The above table displays the number of words the spellchecker thought were misspelled, but are they actually? For this part and as a native Spanish speaker, I verified by hand and update the numbers of those that were actually misspelled. Note dates in certain formats and codes are usually detected as misspelled. I did not consider as false positives words that were detected as misspelled because they lack the stress mark. I calculated the precision metric based on the number of tokens of each text. However note the number of tokens in each text is also different. 

$$Precision = \left( \frac{TP}{TP + FP} \right)$$

**NOTE:** 
- The spellchecker does seem to detect lack of stress marks where they should be. 

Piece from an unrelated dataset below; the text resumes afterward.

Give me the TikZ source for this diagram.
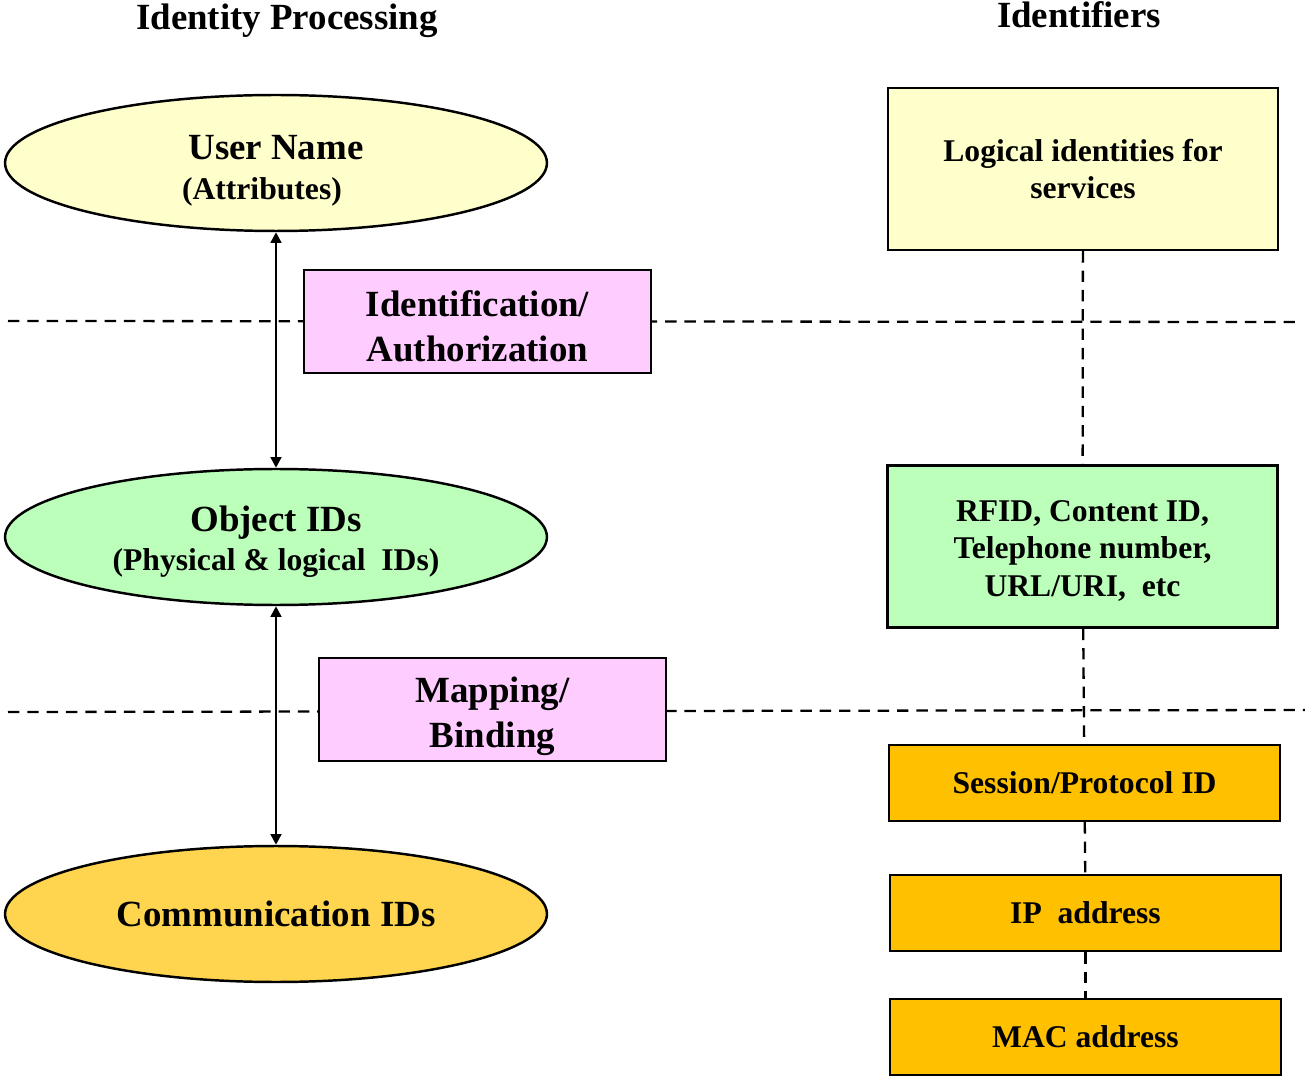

The following are the false positives for each of the texts above: 

**Text 0** 

"False positives:" 
['cuantificados'] 

Precision: **0.96**


**Text 1** 

"False positives:" 
['medidos', 'descentralizados', 'fundamentan']

Precision: **0.00**

**Text 2** 

"False positives:" 
['no.','05/06/98', '20/06/2000', '1.-', 'institucionales', 'normativos','sustantivas', 'emision'] **Note the dates**

Precision: **0.46**

**Text 3** 

"False positives:" 
['expide', 'consumibles', 'mensualizado']

Precision: **0.00**

**Text 4** 

"False positives:" 
['tuxpan', 'solicitadas', '¿'] **Note the interrogation mark. Is tuxpan the name of a place? **

Precision: **0.46**

**Text 5** 

"False positives:" 
[]

Precision: **1.00**

**Text 6** 

"False positives:" 
['09dpr1936a', 'cct', 'escutia'] **Note the codes are detected as misspelled**

Precision: **0**

**Text 7** 

"False positives:" 
[]

Precision: **1**

**Text 8** 

"False positives:" 
 ['alude', 'tubieron', 'derivaron', decomisos', 'originadas', 'originados', 'conseciones', 'clausuras', 'ascendio', 'recaudados', '¿', 'contensioso', 'peritajes']

Precision: **0.41**


**Text 9** 

"False positives:" 
[]

Precision: **1.0**

**Text 10** 

"False positives:" 
[]

Precision: **1.0**


**NOTE:**: These precision calculations are not really indicative unless we also consider the proportion "misspelled" tokens in the text. 


### Veredict 

The spellchecker overall does a good job, but one should be specially aware of: 
- numbers, dates and codes (usually detected as misspelled)
- lack of stress marks are detected as misspelled 
- besides this the rate of false positives doesn't seem to be too high, but does happen every once in a while. 
- Capitalization is irrelevant
- The intial '¿' is detected as misspelled.